Start with the full picture
Effective credit card debt payoff begins with clarity. List every card, its balance, its APR and its minimum payment. Add them up so you know your true total — many people are surprised it’s higher (or lower) than they assumed. If you’re not sure where all your debts are, our guide on how to find out how much debt you owe walks through pulling your credit reports.
Step 1: Stop the balances from growing
You can’t pay down a balance you keep adding to. Pause new charges on the cards you’re paying off, switch everyday spending to a debit card or cash, and remove stored card numbers from shopping apps to cut impulse purchases. This single habit is what makes every later step actually work.
Step 2: Choose a payoff method
There are two well-known, effective methods:
- Debt avalanche — pay minimums on everything, then put every extra dollar on the highest-APR card. This costs the least interest and is usually fastest.

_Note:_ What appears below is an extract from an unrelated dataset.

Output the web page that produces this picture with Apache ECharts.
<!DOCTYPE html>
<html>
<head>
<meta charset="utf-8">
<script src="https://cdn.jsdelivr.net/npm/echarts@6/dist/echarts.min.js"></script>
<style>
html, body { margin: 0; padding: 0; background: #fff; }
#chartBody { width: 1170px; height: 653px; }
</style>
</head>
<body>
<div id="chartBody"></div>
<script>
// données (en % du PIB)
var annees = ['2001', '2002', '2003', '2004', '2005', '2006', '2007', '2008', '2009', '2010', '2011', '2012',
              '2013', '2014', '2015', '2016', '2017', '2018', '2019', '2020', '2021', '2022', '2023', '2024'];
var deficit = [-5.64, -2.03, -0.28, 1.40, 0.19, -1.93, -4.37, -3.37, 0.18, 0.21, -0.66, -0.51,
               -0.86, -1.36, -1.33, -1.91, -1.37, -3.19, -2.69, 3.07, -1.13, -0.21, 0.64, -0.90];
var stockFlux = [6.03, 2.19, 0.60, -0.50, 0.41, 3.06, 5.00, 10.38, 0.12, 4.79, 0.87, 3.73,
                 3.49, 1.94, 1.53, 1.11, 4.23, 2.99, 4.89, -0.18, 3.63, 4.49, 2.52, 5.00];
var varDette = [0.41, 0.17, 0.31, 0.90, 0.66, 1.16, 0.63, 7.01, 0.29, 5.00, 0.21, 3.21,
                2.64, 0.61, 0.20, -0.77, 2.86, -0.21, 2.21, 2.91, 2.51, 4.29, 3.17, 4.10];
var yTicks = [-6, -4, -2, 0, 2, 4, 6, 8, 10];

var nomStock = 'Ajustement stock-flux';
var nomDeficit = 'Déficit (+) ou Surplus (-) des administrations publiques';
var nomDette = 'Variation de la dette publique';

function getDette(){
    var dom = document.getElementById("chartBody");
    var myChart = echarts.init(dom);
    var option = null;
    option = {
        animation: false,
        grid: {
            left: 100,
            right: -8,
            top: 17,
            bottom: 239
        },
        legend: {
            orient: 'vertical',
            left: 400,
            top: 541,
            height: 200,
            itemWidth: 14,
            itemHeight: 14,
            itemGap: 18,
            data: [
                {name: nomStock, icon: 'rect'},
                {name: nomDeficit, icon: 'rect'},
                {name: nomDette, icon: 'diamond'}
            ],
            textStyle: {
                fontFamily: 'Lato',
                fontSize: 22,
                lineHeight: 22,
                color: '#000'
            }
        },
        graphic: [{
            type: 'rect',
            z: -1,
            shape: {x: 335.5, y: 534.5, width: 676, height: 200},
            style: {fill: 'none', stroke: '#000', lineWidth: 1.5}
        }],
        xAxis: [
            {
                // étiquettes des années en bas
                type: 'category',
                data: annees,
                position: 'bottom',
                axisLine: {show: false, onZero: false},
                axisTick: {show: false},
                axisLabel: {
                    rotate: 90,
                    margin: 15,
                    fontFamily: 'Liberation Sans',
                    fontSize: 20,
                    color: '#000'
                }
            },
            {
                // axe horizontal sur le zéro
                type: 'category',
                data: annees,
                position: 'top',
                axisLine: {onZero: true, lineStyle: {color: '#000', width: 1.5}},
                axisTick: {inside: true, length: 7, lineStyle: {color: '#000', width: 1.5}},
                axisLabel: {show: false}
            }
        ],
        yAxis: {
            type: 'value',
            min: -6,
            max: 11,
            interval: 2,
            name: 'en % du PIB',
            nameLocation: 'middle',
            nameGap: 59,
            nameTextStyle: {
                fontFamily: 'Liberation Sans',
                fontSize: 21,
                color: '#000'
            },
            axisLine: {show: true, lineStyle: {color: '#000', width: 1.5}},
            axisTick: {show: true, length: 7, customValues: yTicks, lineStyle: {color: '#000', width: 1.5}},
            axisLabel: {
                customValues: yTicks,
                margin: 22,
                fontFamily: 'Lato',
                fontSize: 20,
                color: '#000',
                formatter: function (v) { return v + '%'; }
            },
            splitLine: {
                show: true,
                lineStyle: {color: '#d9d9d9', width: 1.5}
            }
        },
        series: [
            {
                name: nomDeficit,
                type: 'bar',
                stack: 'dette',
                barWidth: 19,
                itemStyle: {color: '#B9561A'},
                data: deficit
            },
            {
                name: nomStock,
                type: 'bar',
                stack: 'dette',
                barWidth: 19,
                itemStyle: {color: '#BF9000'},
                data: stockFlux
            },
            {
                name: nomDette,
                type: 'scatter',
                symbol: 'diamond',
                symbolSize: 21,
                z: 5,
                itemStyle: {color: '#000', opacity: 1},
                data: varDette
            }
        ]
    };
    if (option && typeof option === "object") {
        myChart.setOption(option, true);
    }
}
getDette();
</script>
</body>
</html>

- Debt snowball — put every extra dollar on the smallest balance first for a quick, motivating win, then roll that payment onto the next card.

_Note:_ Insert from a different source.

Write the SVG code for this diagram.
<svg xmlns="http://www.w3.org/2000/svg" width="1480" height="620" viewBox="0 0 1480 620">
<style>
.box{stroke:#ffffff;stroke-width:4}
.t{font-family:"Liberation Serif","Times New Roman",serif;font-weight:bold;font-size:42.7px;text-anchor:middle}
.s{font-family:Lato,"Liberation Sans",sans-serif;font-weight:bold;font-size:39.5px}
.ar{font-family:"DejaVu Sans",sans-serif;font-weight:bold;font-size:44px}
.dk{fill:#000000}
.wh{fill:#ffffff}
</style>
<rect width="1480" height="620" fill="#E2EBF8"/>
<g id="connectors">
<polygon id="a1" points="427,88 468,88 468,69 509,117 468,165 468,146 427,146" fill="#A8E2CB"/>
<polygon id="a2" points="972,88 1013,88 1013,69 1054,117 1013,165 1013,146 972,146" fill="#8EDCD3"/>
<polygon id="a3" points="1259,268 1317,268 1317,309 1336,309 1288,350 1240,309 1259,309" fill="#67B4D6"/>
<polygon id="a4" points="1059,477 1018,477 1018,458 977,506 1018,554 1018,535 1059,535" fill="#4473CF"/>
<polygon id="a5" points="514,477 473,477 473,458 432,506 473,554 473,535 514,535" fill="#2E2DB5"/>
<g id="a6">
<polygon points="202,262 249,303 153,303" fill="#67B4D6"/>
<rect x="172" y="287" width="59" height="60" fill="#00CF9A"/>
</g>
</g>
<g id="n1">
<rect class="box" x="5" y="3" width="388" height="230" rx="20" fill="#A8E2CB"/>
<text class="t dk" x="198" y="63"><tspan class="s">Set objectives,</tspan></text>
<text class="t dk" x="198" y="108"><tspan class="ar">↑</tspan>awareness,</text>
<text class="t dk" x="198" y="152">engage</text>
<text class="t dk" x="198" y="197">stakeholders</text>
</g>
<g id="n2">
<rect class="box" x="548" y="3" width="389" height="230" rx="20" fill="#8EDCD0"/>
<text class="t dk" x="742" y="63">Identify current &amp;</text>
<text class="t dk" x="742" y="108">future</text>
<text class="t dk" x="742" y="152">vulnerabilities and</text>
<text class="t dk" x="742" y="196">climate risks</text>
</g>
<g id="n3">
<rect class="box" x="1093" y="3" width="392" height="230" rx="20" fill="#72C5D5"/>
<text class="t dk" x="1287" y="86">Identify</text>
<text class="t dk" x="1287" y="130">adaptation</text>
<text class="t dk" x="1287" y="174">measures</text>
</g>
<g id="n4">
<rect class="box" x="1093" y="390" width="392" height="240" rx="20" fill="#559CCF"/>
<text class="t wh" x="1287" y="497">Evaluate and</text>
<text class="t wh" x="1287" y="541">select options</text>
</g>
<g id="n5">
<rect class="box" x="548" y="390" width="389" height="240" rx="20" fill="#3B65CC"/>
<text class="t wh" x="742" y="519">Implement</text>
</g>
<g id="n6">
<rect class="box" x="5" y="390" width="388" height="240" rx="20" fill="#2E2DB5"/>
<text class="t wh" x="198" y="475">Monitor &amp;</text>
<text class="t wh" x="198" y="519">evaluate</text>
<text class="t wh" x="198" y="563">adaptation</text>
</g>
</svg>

Both work; the best one is the one you’ll stick with. Compare them head-to-head in our snowball vs. avalanche guide, or run your real numbers through the debt eliminator.

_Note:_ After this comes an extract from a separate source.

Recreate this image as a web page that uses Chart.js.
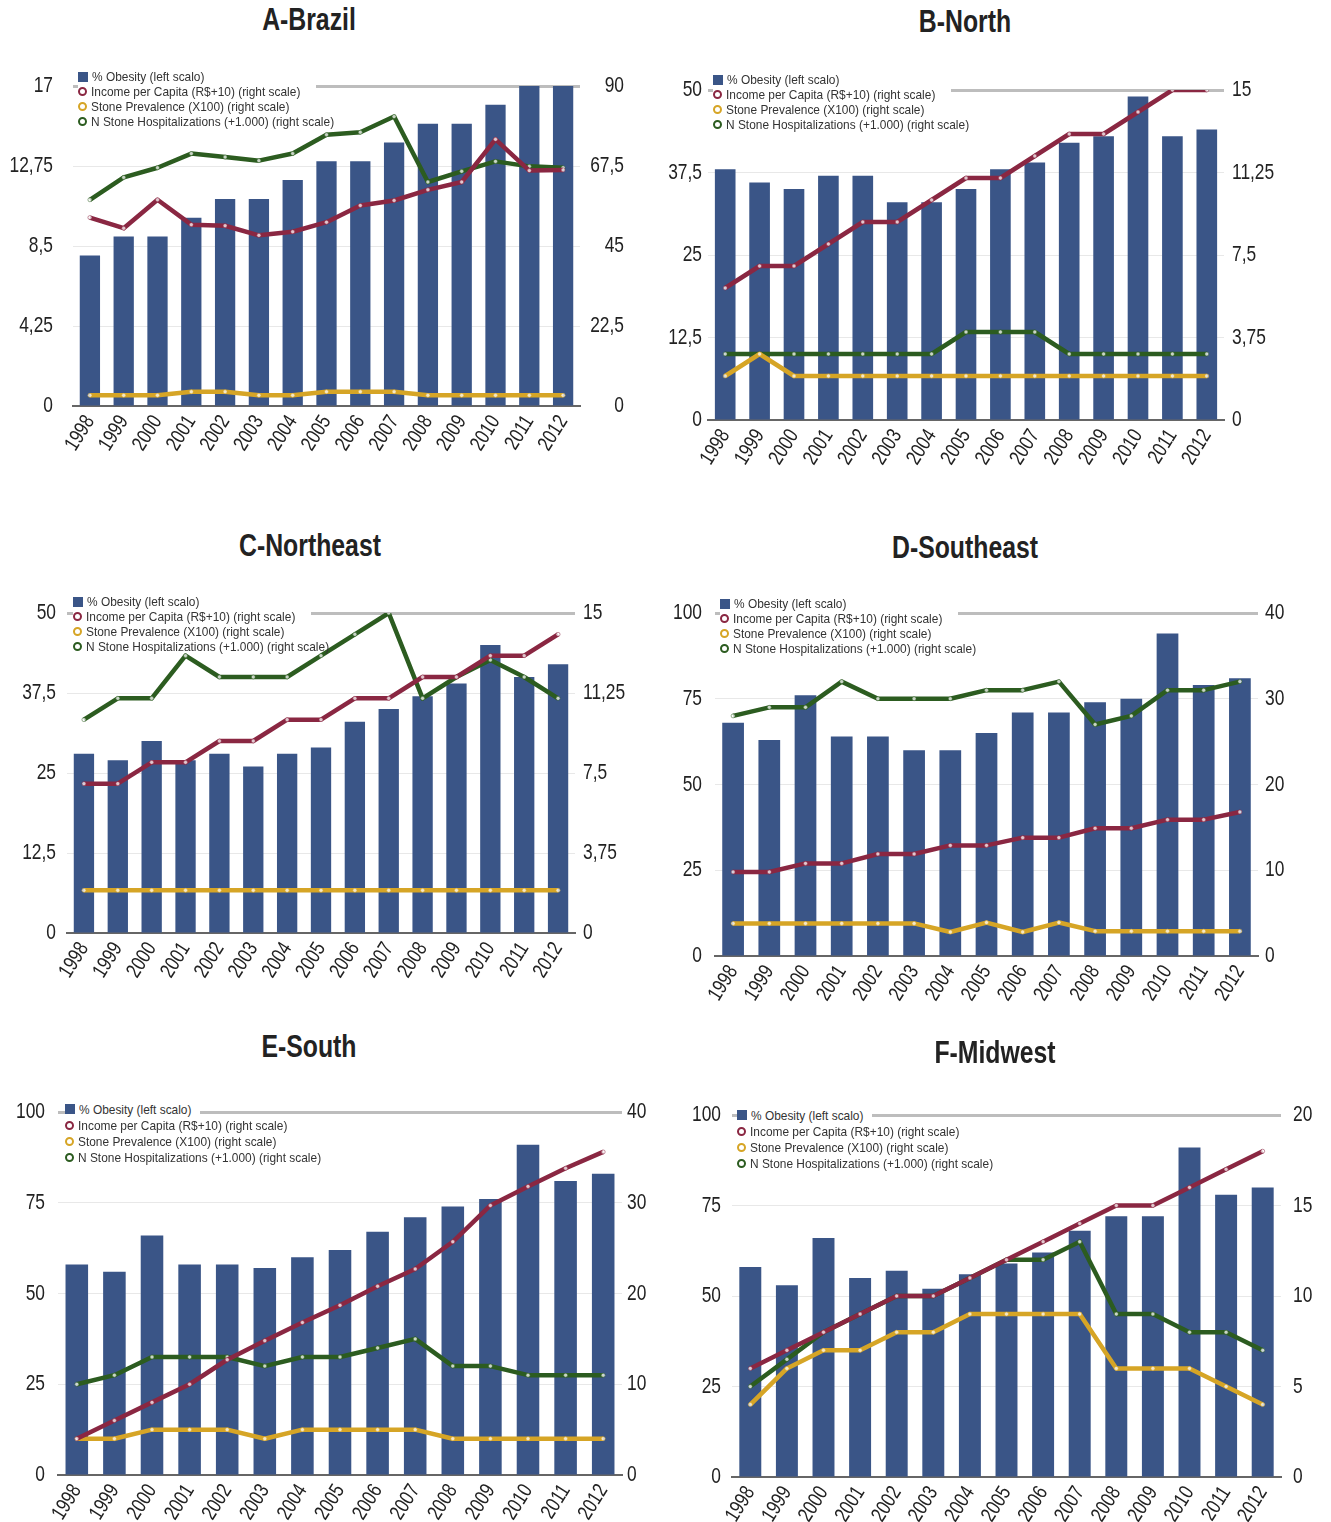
<!DOCTYPE html>
<html><head><meta charset="utf-8">
<script src="https://cdn.jsdelivr.net/npm/chart.js@4.4.0/dist/chart.umd.min.js"></script>
<style>
body{margin:0;width:1331px;height:1522px;background:#fff;position:relative;overflow:hidden;font-family:'Liberation Sans',Arial,sans-serif;}
.title{position:absolute;font-weight:bold;font-size:31px;color:#222;transform:translate(-50%,-50%) scaleX(0.8);white-space:nowrap;}
canvas{position:absolute;}
.legend{position:absolute;font-size:12.8px;color:#333;}
.legend .row{width:fit-content;display:flex;align-items:center;white-space:nowrap;}
.legend .row.bg{background:#fff;}
.legend .txt{display:inline-block;transform:scaleX(0.93);transform-origin:left center;}
.sq{display:inline-block;width:10px;height:10px;background:#3a5587;margin-right:4px;flex:none;}
.ci{display:inline-block;width:5px;height:5px;border:2px solid;border-radius:50%;background:#fff;margin-right:4px;flex:none;}
</style>
</head><body>
<script>
const years = ['1998','1999','2000','2001','2002','2003','2004','2005','2006','2007','2008','2009','2010','2011','2012'];
const titles = ['A-Brazil','B-North','C-Northeast','D-Southeast','E-South','F-Midwest'];
const seriesNames = ['% Obesity (left scalo)','Income per Capita (R$+10) (right scale)','Stone Prevalence (X100) (right scale)','N Stone Hospitalizations (+1.000) (right scale)'];

// A - Brazil
const obesityA = [8,9,9,10,11,11,12,13,13,14,15,15,16,17,17];
const incomeA  = [53,50,58,51,50.7,48,49,51.7,56.4,57.8,60.8,63,75,66.2,66.4];
const stoneA   = [3,3,3,4,4,3,3,4,4,4,3,3,3,3,3];
const hospA    = [58,64.3,67,71,70,69,71,76.3,77,81.4,63,66,68.8,67.4,67];
const leftTicksA  = ['0','4,25','8,5','12,75','17'];
const rightTicksA = ['0','22,5','45','67,5','90'];

// B - North
const obesityB = [38,36,35,37,37,33,33,35,38,39,42,43,49,43,44];
const incomeB  = [6,7,7,8,9,9,10,11,11,12,13,13,14,15,15];
const stoneB   = [2,3,2,2,2,2,2,2,2,2,2,2,2,2,2];
const hospB    = [3,3,3,3,3,3,3,4,4,4,3,3,3,3,3];
const leftTicksB  = ['0','12,5','25','37,5','50'];
const rightTicksB = ['0','3,75','7,5','11,25','15'];

// C - Northeast
const obesityC = [28,27,30,27,28,26,28,29,33,35,37,39,45,40,42];
const incomeC  = [7,7,8,8,9,9,10,10,11,11,12,12,13,13,14];
const stoneC   = [2,2,2,2,2,2,2,2,2,2,2,2,2,2,2];
const hospC    = [10,11,11,13,12,12,12,13,14,15,11,12,12.8,12,11];
const leftTicksC  = ['0','12,5','25','37,5','50'];
const rightTicksC = ['0','3,75','7,5','11,25','15'];

// D - Southeast
const obesityD = [68,63,76,64,64,60,60,65,71,71,74,75,94,79,81];
const incomeD  = [9.8,9.8,10.8,10.8,11.9,11.9,12.9,12.9,13.8,13.8,14.9,14.9,15.9,15.9,16.8];
const stoneD   = [3.8,3.8,3.8,3.8,3.8,3.8,2.8,3.9,2.8,3.9,2.9,2.9,2.9,2.9,2.9];
const hospD    = [28,29,29,32,30,30,30,31,31,32,27,28,31,31,32];
const leftTicksD  = ['0','25','50','75','100'];
const rightTicksD = ['0','10','20','30','40'];

// E - South
const obesityE = [58,56,66,58,58,57,60,62,67,71,74,76,91,81,83];
const incomeE  = [4,6,8,10,12.7,14.8,16.8,18.7,20.8,22.7,25.7,29.7,31.8,33.8,35.6];
const stoneE   = [4,4,5,5,5,4,5,5,5,5,4,4,4,4,4];
const hospE    = [10,11,13,13,13,12,13,13,14,15,12,12,11,11,11];
const leftTicksE  = ['0','25','50','75','100'];
const rightTicksE = ['0','10','20','30','40'];

// F - Midwest
const obesityF = [58,53,66,55,57,52,56,59,62,68,72,72,91,78,80];
const incomeF  = [6,7,8,9,10,10,11,12,13,14,15,15,16,17,18];
const stoneF   = [4,6,7,7,8,8,9,9,9,9,6,6,6,5,4];
const hospF    = [5,6.5,8,9,10,10,11,12,12,13,9,9,8,8,7];
const leftTicksF  = ['0','25','50','75','100'];
const rightTicksF = ['0','5','10','15','20'];

const FONT = "'Liberation Sans',Arial,sans-serif";
const COL = {bar:'#3a5587', income:'#8a2742', stone:'#d6a526', hosp:'#2c5c20'};
const TEXT_SX = 0.79; // horizontal condensing of the axis text

const panels = [
  {t:0, tx:309, ty:20,  plot:[73,86,580,406],    d:[obesityA,incomeA,stoneA,hospA], lt:leftTicksA, rt:rightTicksA, lpad:20, rpad:0, rAlign:'far', rw:44, lg:[78,77,14.7]},
  {t:1, tx:965, ty:22,  plot:[708,90,1224,420],  d:[obesityB,incomeB,stoneB,hospB], lt:leftTicksB, rt:rightTicksB, lpad:6,  rpad:8, rAlign:'near', rw:60, lg:[713,80,14.7]},
  {t:2, tx:310, ty:546, plot:[67,613,575,933],   d:[obesityC,incomeC,stoneC,hospC], lt:leftTicksC, rt:rightTicksC, lpad:11, rpad:8, rAlign:'near', rw:60, lg:[73,602,14.7]},
  {t:3, tx:965, ty:548, plot:[715,613,1258,956], d:[obesityD,incomeD,stoneD,hospD], lt:leftTicksD, rt:rightTicksD, lpad:13, rpad:7, rAlign:'near', rw:60, lg:[720,604,14.7]},
  {t:4, tx:309, ty:1047,plot:[58,1112,622,1475], d:[obesityE,incomeE,stoneE,hospE], lt:leftTicksE, rt:rightTicksE, lpad:13, rpad:5, rAlign:'near', rw:60, lg:[65,1109,16]},
  {t:5, tx:995, ty:1053,plot:[732,1115,1281,1477],d:[obesityF,incomeF,stoneF,hospF], lt:leftTicksF, rt:rightTicksF, lpad:11, rpad:12,rAlign:'near', rw:50, lg:[737,1115,16]}
];

function num(s){return parseFloat(s.replace(',','.'));}

panels.forEach(p=>{
  const LW=75, RW=p.rw, TOP=45, XH=75;
  const [l,t,r,b]=p.plot;
  const w=LW+(r-l)+RW, h=TOP+(b-t)+XH;
  const cv=document.createElement('canvas');
  cv.width=w; cv.height=h;
  cv.style.left=(l-LW)+'px'; cv.style.top=(t-TOP)+'px';
  cv.style.width=w+'px'; cv.style.height=h+'px';
  document.body.appendChild(cv);
  // condensed text: scale each glyph run horizontally around its anchor
  const ctx=cv.getContext('2d');
  const origFill=ctx.fillText.bind(ctx);
  ctx.fillText=function(text,x,y){ this.save(); this.translate(x,y); this.scale(TEXT_SX,1); origFill(text,0,0); this.restore(); };

  const ttl=document.createElement('div');
  ttl.className='title'; ttl.textContent=titles[p.t];
  ttl.style.left=p.tx+'px'; ttl.style.top=p.ty+'px';
  document.body.appendChild(ttl);

  const ltv=p.lt.map(num), rtv=p.rt.map(num);
  const lineDs=(label,data,color,order)=>({type:'line',label,data,yAxisID:'yR',borderColor:color,borderWidth:4.5,
      pointRadius:2,pointBackgroundColor:'rgba(255,255,255,0.75)',pointBorderColor:color,pointBorderWidth:0.5,
      tension:0,order,borderJoinStyle:'round'});
  new Chart(cv,{
    type:'bar',
    data:{labels:years,datasets:[
      {type:'bar',label:seriesNames[0],data:p.d[0],yAxisID:'yL',backgroundColor:COL.bar,barPercentage:0.6,categoryPercentage:1,order:10},
      lineDs(seriesNames[3],p.d[3],COL.hosp,3),
      lineDs(seriesNames[2],p.d[2],COL.stone,2),
      lineDs(seriesNames[1],p.d[1],COL.income,1)
    ]},
    options:{
      responsive:false,animation:false,devicePixelRatio:1,
      layout:{padding:{top:TOP,left:0,right:0,bottom:0}},
      plugins:{legend:{display:false},tooltip:{enabled:false}},
      scales:{
        x:{grid:{display:false,drawTicks:false},border:{display:true,color:'#666',width:2},
           ticks:{maxRotation:58,minRotation:58,autoSkip:false,font:{size:21,family:FONT},color:'#222',padding:5},
           afterFit:s=>{s.height=XH;}},
        yL:{position:'left',min:0,max:ltv[ltv.length-1],
           afterBuildTicks:s=>{s.ticks=ltv.map(v=>({value:v}));},
           ticks:{callback:(v,i)=>p.lt[i],padding:p.lpad,font:{size:22,family:FONT},color:'#222'},
           grid:{drawTicks:false,color:c=>c.index===ltv.length-1?'#bdbdbd':'rgba(0,0,0,0.09)',lineWidth:c=>c.index===ltv.length-1?3:1},
           border:{display:false},afterFit:s=>{s.width=LW;}},
        yR:{position:'right',min:0,max:rtv[rtv.length-1],
           afterBuildTicks:s=>{s.ticks=rtv.map(v=>({value:v}));},
           ticks:{callback:(v,i)=>p.rt[i],padding:p.rpad,crossAlign:p.rAlign,font:{size:22,family:FONT},color:'#222'},
           grid:{display:false,drawTicks:false},border:{display:false},afterFit:s=>{s.width=RW;}}
      }
    }
  });

  const lg=document.createElement('div');
  lg.className='legend';
  lg.style.left=p.lg[0]+'px'; lg.style.top=(p.lg[1]-p.lg[2]/2)+'px';
  const cols=[null,COL.income,COL.stone,COL.hosp];
  seriesNames.forEach((n,i)=>{
    const row=document.createElement('div');
    row.className='row'+(i<2?' bg':''); row.style.height=p.lg[2]+'px';
    const m=document.createElement('span');
    if(i===0){m.className='sq';} else {m.className='ci'; m.style.borderColor=cols[i];}
    row.appendChild(m);
    const tx=document.createElement('span'); tx.className='txt'; tx.textContent=n; row.appendChild(tx);
    lg.appendChild(row);
  });
  document.body.appendChild(lg);
});
</script>
</body></html>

Step 3: Find extra money to throw at it
Even a modest fixed amount above your minimums dramatically shortens payoff, because that money goes straight to principal and erases future interest. Build the payment into your budget with the debt planner. Common sources of extra cash: pausing subscriptions, renegotiating bills, a temporary side income, or directing a tax refund or bonus.
Step 4: Consider lowering your interest rate
The less interest you’re charged, the faster balances fall. Three common routes:
- Balance transfer card — a 0% intro APR can pause interest, but mind the transfer fee (typically 3%–5%) and the post-promo rate.
- Debt consolidation loan — a fixed-rate personal loan can replace several cards with one lower-rate payment. See our debt consolidation guide.
- Debt management plan — a nonprofit credit counseling agency may negotiate lower rates; estimate it with the DMP calculator.
A worked example
Suppose you owe $9,000 across three cards averaging about 23% APR, paying $300 in total minimums. Minimum-only payments could stretch on for many years and cost thousands in interest. Adding $200 a month and using the avalanche order can cut the timeline to roughly two to three years and save a large share of that interest. Swap in your own figures with the calculators above to see your personal numbers.
Step 5: Stay on track
Automate your payments, check your progress monthly, and celebrate each cleared card. As balances fall, your credit utilization improves, which often lifts your credit score — making future lower-rate options easier to qualify for. Keep paid-off cards open and unused to preserve your credit history.
When to get help
If you can’t cover minimums, or the math never seems to move, talk to a reputable nonprofit credit counseling agency. They can review your full situation and explain options such as a debt management plan. Be cautious with for-profit "debt settlement" offers, which carry credit and tax consequences. This article is general information and not financial, legal or tax advice.